If I had found material error in the process of the Tribunal’s reasoning, or in the Reasons, I would be prepared to make findings that would make it appropriate to dismiss the appeal, even making allowance for not having seen the appellant give evidence.
Further, because I have not found material error, it would be appropriate to apply a degree of appellate restraint to the challenge to the ultimate findings given that those findings were made with the advantage of seeing and hearing the witnesses give evidence. But even without applying appellate restraint, I would reach the same result.
None of this is to say that there may not be significant reasons to be sympathetic towards the appellant’s position, nor is it to discount the matters that may appropriately be raised by her in relation to the orders that might be appropriate following upon the findings that have been made.
Ethical obligations are uncompromising, but life is complicated. Nothing could be clearer than that the connection formed between the appellant and CA was powerful and mutually felt. That connection has, it seems, been enduring.
It is not alleged, and it would not appear to be the case, that CA was in fact particularly vulnerable to any conduct by the appellant in displaying interest in him. Plainly, the appellant did not consciously exploit her position or any power imbalance that existed. To the extent that reference was made on appeal to issues of ‘causality’ in relation to the timing of the end of CA’s relationship, I would indicate that I see no basis for such findings. Those observations are not intended to condone the ethical transgression; but rather to contextualise them and the findings of misconduct in connection with the inaccuracies in her self-reporting and the first interview.

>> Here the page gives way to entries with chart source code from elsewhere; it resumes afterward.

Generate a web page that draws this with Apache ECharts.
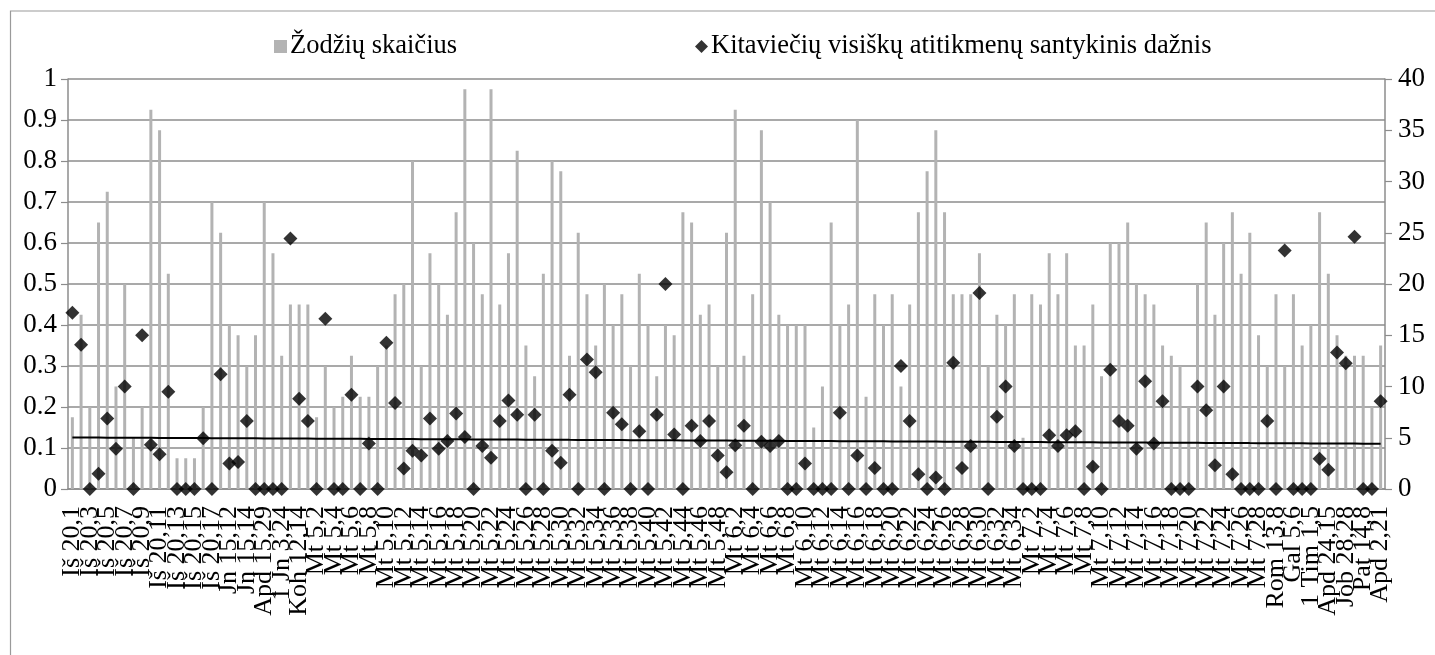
<!DOCTYPE html>
<html>
<head>
<meta charset="utf-8">
<script src="https://cdn.jsdelivr.net/npm/echarts@6/dist/echarts.min.js"></script>
<style>
html,body{margin:0;padding:0;background:#fff;}
#chart{width:1435px;height:655px;}
</style>
</head>
<body>
<div id="chart"></div>
<script>
// ---- data ----
const categories = [
  "Iš 20,1","Iš 20,2","Iš 20,3","Iš 20,4","Iš 20,5","Iš 20,6","Iš 20,7","Iš 20,8","Iš 20,9","Iš 20,10",
  "Iš 20,11","Iš 20,12","Iš 20,13","Iš 20,14","Iš 20,15","Iš 20,16","Iš 20,17",
  "Kun 19,18","Jn 15,12","Jn 15,13","Jn 15,14","Jn 15,17","Apd 15,29","1 Jn 3,23","1 Jn 3,24","Koh 12,13","Koh 12,14",
  "Mt 5,1","Mt 5,2","Mt 5,3","Mt 5,4","Mt 5,5","Mt 5,6","Mt 5,7","Mt 5,8","Mt 5,9","Mt 5,10",
  "Mt 5,11","Mt 5,12","Mt 5,13","Mt 5,14","Mt 5,15","Mt 5,16","Mt 5,17","Mt 5,18","Mt 5,19","Mt 5,20",
  "Mt 5,21","Mt 5,22","Mt 5,23","Mt 5,24","Mt 5,25","Mt 5,26","Mt 5,27","Mt 5,28","Mt 5,29","Mt 5,30",
  "Mt 5,31","Mt 5,32","Mt 5,33","Mt 5,34","Mt 5,35","Mt 5,36","Mt 5,37","Mt 5,38","Mt 5,39","Mt 5,40",
  "Mt 5,41","Mt 5,42","Mt 5,43","Mt 5,44","Mt 5,45","Mt 5,46","Mt 5,47","Mt 5,48",
  "Mt 6,1","Mt 6,2","Mt 6,3","Mt 6,4","Mt 6,5","Mt 6,6","Mt 6,7","Mt 6,8","Mt 6,9","Mt 6,10",
  "Mt 6,11","Mt 6,12","Mt 6,13","Mt 6,14","Mt 6,15","Mt 6,16","Mt 6,17","Mt 6,18","Mt 6,19","Mt 6,20",
  "Mt 6,21","Mt 6,22","Mt 6,23","Mt 6,24","Mt 6,25","Mt 6,26","Mt 6,27","Mt 6,28","Mt 6,29","Mt 6,30",
  "Mt 6,31","Mt 6,32","Mt 6,33","Mt 6,34",
  "Mt 7,1","Mt 7,2","Mt 7,3","Mt 7,4","Mt 7,5","Mt 7,6","Mt 7,7","Mt 7,8","Mt 7,9","Mt 7,10",
  "Mt 7,11","Mt 7,12","Mt 7,13","Mt 7,14","Mt 7,15","Mt 7,16","Mt 7,17","Mt 7,18","Mt 7,19","Mt 7,20",
  "Mt 7,21","Mt 7,22","Mt 7,23","Mt 7,24","Mt 7,25","Mt 7,26","Mt 7,27","Mt 7,28","Mt 7,29",
  "Rom 13,8","Rom 13,10","Gal 5,6","Gal 5,14","1 Tim 1,5","1 Tim 1,19","Apd 24,15","Apd 24,16",
  "Job 28,28","Pat 1,7","Pat 14,8","Mk 12,30","Apd 2,21"
];

const wordCounts = [
  7,17,8,26,29,10,20,5,8,37,
  35,21,3,3,3,8,28,
  25,16,15,12,15,28,23,13,18,18,
  18,7,12,8,9,13,9,9,12,14,
  19,20,32,12,23,20,17,27,39,24,
  19,39,18,23,33,14,11,21,32,31,
  13,25,19,14,20,16,19,12,21,16,
  11,16,15,27,26,17,18,12,
  25,37,13,19,35,28,17,16,16,16,
  6,10,26,16,18,36,9,19,16,19,
  10,18,27,31,35,27,19,19,19,23,
  12,17,16,19,
  5,19,18,23,19,23,14,14,18,11,
  24,24,26,20,19,18,14,13,12,8,
  20,26,17,24,27,21,25,15,12,
  19,12,19,14,16,27,21,15,
  13,13,13,8,14
];

const matchFreq = [
  0.430,0.352,0,0.037,0.172,0.098,0.250,0,0.375,0.108,
  0.085,0.237,0,0,0,0.124,0,
  0.280,0.062,0.066,0.166,0,0,0,0,0.611,0.220,
  0.166,0,0.415,0,0,0.230,0,0.111,0,0.357,
  0.210,0.050,0.093,0.082,0.172,0.098,0.117,0.184,0.127,0,
  0.105,0.076,0.166,0.216,0.181,0,0.181,0,0.093,0.064,
  0.230,0,0.316,0.285,0,0.186,0.158,0,0.141,0,
  0.181,0.500,0.133,0,0.154,0.117,0.166,0.082,
  0.041,0.107,0.154,0,0.115,0.105,0.117,0,0,0.062,
  0,0,0,0.186,0,0.082,0,0.051,0,0,
  0.300,0.166,0.036,0,0.028,0,0.308,0.051,0.105,0.478,
  0,0.176,0.250,0.105,
  0,0,0,0.131,0.105,0.131,0.141,0,0.054,0,
  0.291,0.166,0.154,0.098,0.263,0.111,0.214,0,0,0,
  0.250,0.192,0.058,0.250,0.036,0,0,0,0.166,
  0,0.582,0,0,0,0.074,0.047,0.333,
  0.307,0.615,0,0,0.214
];

const leftTicks = { min: 0, max: 1, interval: 0.1 };
const rightTicks = { min: 0, max: 40, interval: 5 };

const nameBars = "Žodžių skaičius";
const nameDiamonds = "Kitaviečių visiškų atitikmenų santykinis dažnis";

// ---- linear trendline (least squares over category index) ----
const n = matchFreq.length;
let sx = 0, sy = 0, sxx = 0, sxy = 0;
for (let i = 0; i < n; i++) {
  const x = i + 1, y = matchFreq[i];
  sx += x; sy += y; sxx += x * x; sxy += x * y;
}
const slope = (n * sxy - sx * sy) / (n * sxx - sx * sx);
const icpt = (sy - slope * sx) / n;
const trend = matchFreq.map((_, i) => +(icpt + slope * (i + 1)).toFixed(5));

// ---- chart ----
const FONT = "Liberation Serif";
const AXIS_GRAY = "#8c8c8c";
const chart = echarts.init(document.getElementById('chart'), null, { renderer: 'canvas' });

chart.setOption({
  animation: false,
  backgroundColor: '#ffffff',
  graphic: [{
    type: 'rect', left: 8, top: 8.5, silent: true, z: -10,
    shape: { width: 1440, height: 700 },
    style: { fill: 'none', stroke: '#9a9a9a', lineWidth: 1.2 }
  }],
  legend: [
    {
      data: [{ name: nameBars, icon: 'rect' }],
      left: 269, top: 28,
      itemWidth: 13, itemHeight: 13, itemGap: 4,
      textStyle: { fontFamily: FONT, fontSize: 26.5, color: '#000', padding: [0, 0, 0, -2] }
    },
    {
      data: [{ name: nameDiamonds, icon: 'diamond' }],
      left: 690, top: 28,
      itemWidth: 13, itemHeight: 13,
      textStyle: { fontFamily: FONT, fontSize: 26.5, color: '#000', padding: [0, 0, 0, -2] }
    }
  ],
  grid: { left: 68, right: 50, top: 79, bottom: 166, containLabel: false },
  xAxis: {
    type: 'category',
    data: categories,
    boundaryGap: true,
    axisLine: { lineStyle: { color: AXIS_GRAY, width: 1.5 } },
    axisTick: { interval: 0, length: 7, lineStyle: { color: AXIS_GRAY, width: 1.2 } },
    axisLabel: {
      interval: 0, rotate: 90, margin: 17, hideOverlap: false,
      formatter: (value, index) => (index % 2 === 0 ? value : ''),
      fontFamily: FONT, fontSize: 26, color: '#000'
    }
  },
  yAxis: [
    {
      type: 'value', position: 'left',
      min: leftTicks.min, max: leftTicks.max, interval: leftTicks.interval,
      axisLine: { show: true, lineStyle: { color: AXIS_GRAY, width: 1.5 } },
      axisTick: { show: true, length: 7, lineStyle: { color: AXIS_GRAY, width: 1.2 } },
      splitLine: { show: true, lineStyle: { color: AXIS_GRAY, width: 1.5 } },
      axisLabel: {
        margin: 11, fontFamily: FONT, fontSize: 27, color: '#000',
        formatter: v => String(+v.toFixed(1))
      }
    },
    {
      type: 'value', position: 'right',
      min: rightTicks.min, max: rightTicks.max, interval: rightTicks.interval,
      axisLine: { show: true, lineStyle: { color: AXIS_GRAY, width: 1.5 } },
      axisTick: { show: true, length: 7, lineStyle: { color: AXIS_GRAY, width: 1.2 } },
      splitLine: { show: false },
      axisLabel: { margin: 13, fontFamily: FONT, fontSize: 27, color: '#000' }
    }
  ],
  series: [
    {
      name: nameBars, type: 'bar', yAxisIndex: 1,
      data: wordCounts, barWidth: 3,
      itemStyle: { color: '#b3b3b3' }, z: 2
    },
    {
      name: 'trend', type: 'line', yAxisIndex: 0,
      data: trend, symbol: 'none', silent: true,
      lineStyle: { color: '#000', width: 2 }, z: 3
    },
    {
      name: nameDiamonds, type: 'scatter', yAxisIndex: 0,
      data: matchFreq, symbol: 'diamond', symbolSize: 14,
      itemStyle: { color: '#000' }, z: 4
    }
  ]
});
</script>
</body>
</html>
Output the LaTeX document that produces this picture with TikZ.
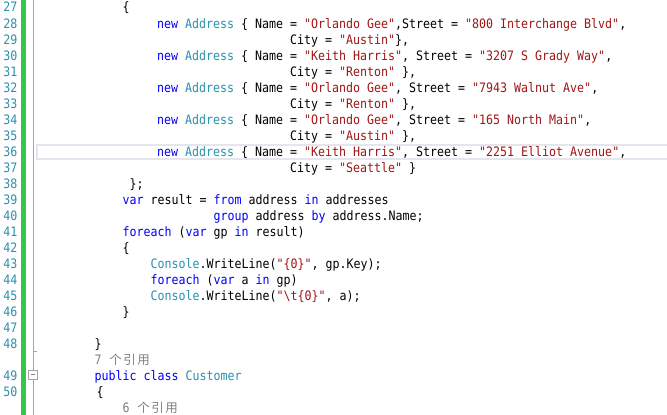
\documentclass[tikz,border=0pt]{standalone}
\usepackage{fontspec}
\newfontfamily\codefont[FakeStretch=0.8945]{DejaVu Sans Mono}
\newfontfamily\cjk{Noto Sans CJK SC}
\definecolor{kw}{RGB}{0,0,255}
\definecolor{ty}{RGB}{43,145,175}
\definecolor{st}{RGB}{163,21,21}
\definecolor{lnum}{RGB}{43,145,175}
\definecolor{refgray}{RGB}{128,128,128}
\definecolor{chgreen}{RGB}{52,200,72}
\definecolor{guide}{RGB}{165,165,165}
\definecolor{curline}{RGB}{229,229,238}
\newcommand{\kw}[1]{\textcolor{kw}{#1}}
\newcommand{\ty}[1]{\textcolor{ty}{#1}}
\newcommand{\st}[1]{\textcolor{st}{#1}}
\newcommand{\cj}[1]{\makebox[14pt][c]{\cjk\fontsize{12.5pt}{14pt}\selectfont #1}}
\frenchspacing
\begin{document}
\begin{tikzpicture}[x=1pt,y=-1pt,
  code/.style={anchor=base west,inner sep=0pt,font=\codefont\fontsize{13pt}{16pt}\selectfont},
  num/.style={anchor=base east,inner sep=0pt,text=lnum,font=\codefont\fontsize{13pt}{16pt}\selectfont},
  refs/.style={code,text=refgray}]
\useasboundingbox (0,0) rectangle (667,415);
\fill[white] (0,0) rectangle (667,415);
% current line highlight
\draw[curline,line width=2pt] (37,145) rectangle (680,159);
% change bar and guide
\fill[chgreen] (21,0) rectangle (25.5,415);
\draw[guide,line width=1pt] (33.5,0) -- (33.5,370.5);
\draw[guide,line width=1pt] (33.5,351) -- (37,351);
\draw[guide,line width=1pt] (33.5,379) -- (33.5,415);
\draw[guide,line width=1pt,fill=white] (28.5,370.5) rectangle (37,379) node[pos=.5] (fold) {};
\draw[guide!80!black,line width=1pt] (30.5,374.8) -- (35,374.8);
% line numbers
\foreach \n [count=\i from 0] in {27,...,48}
  \node[num] (n\n) at (17.5,12+16*\i) {\n};
\node[num] (n49) at (17.5,380) {49};
\node[num] (n50) at (17.5,396) {50};
% code
\node[code] (l27) at (122.5,12) {\{};
\node[code] (l28) at (157,28) {\kw{new} \ty{Address} \{ Name = \st{"Orlando Gee"},Street = \st{"800 Interchange Blvd"},};
\node[code] (l29) at (290,44) {City = \st{"Austin"}\},};
\node[code] (l30) at (157,60) {\kw{new} \ty{Address} \{ Name = \st{"Keith Harris"}, Street = \st{"3207 S Grady Way"},};
\node[code] (l31) at (290,76) {City = \st{"Renton"} \},};
\node[code] (l32) at (157,92) {\kw{new} \ty{Address} \{ Name = \st{"Orlando Gee"}, Street = \st{"7943 Walnut Ave"},};
\node[code] (l33) at (290,108) {City = \st{"Renton"} \},};
\node[code] (l34) at (157,124) {\kw{new} \ty{Address} \{ Name = \st{"Orlando Gee"}, Street = \st{"165 North Main"},};
\node[code] (l35) at (290,140) {City = \st{"Austin"} \},};
\node[code] (l36) at (157,156) {\kw{new} \ty{Address} \{ Name = \st{"Keith Harris"}, Street = \st{"2251 Elliot Avenue"},};
\node[code] (l37) at (290,172) {City = \st{"Seattle"} \}};
\node[code] (l38) at (129.5,188) {\};};
\node[code] (l39) at (122.5,204) {\kw{var} result = \kw{from} address \kw{in} addresses};
\node[code] (l40) at (213.5,220) {\kw{group} address \kw{by} address.Name;};
\node[code] (l41) at (122.5,236) {\kw{foreach} (\kw{var} gp \kw{in} result)};
\node[code] (l42) at (122.5,252) {\{};
\node[code] (l43) at (150.5,268) {\ty{Console}.WriteLine(\st{"\{0\}"}, gp.Key);};
\node[code] (l44) at (150.5,284) {\kw{foreach} (\kw{var} a \kw{in} gp)};
\node[code] (l45) at (150.5,300) {\ty{Console}.WriteLine(\st{"\textbackslash t\{0\}"}, a);};
\node[code] (l46) at (122.5,316) {\}};
\node[code] (l48) at (94.5,348) {\}};
\node[refs] (r7) at (94.5,364) {7 \cj{个}\cj{引}\cj{用}};
\node[code] (l49) at (94.5,380) {\kw{public} \kw{class} \ty{Customer}};
\node[code] (l50) at (96.5,396) {\{};
\node[refs] (r6) at (122.5,412) {6 \cj{个}\cj{引}\cj{用}};
\end{tikzpicture}
\end{document}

Notwithstanding the conclusions I have reached on the grounds of appeal, the fact remains that the appellant did, ultimately, self-notify and has embarked in a conscientious way on a process of mentoring and self-reflection.[276] Although some issues were contested before the Tribunal, the appellant made significant concessions. The ethical transgressions the subject of the notification would appear to have been an aberration in an otherwise promising and worthwhile career. These will be matters for the Tribunal to consider in the context of the principles informing the imposition of appropriate sanctions under the National Law.
[276] See, eg, Reflections by Dr Angelakis July 2021 to March 2022 [SAB 2490-2577].
I consider that the appeal must be dismissed. I will hear the parties as to costs.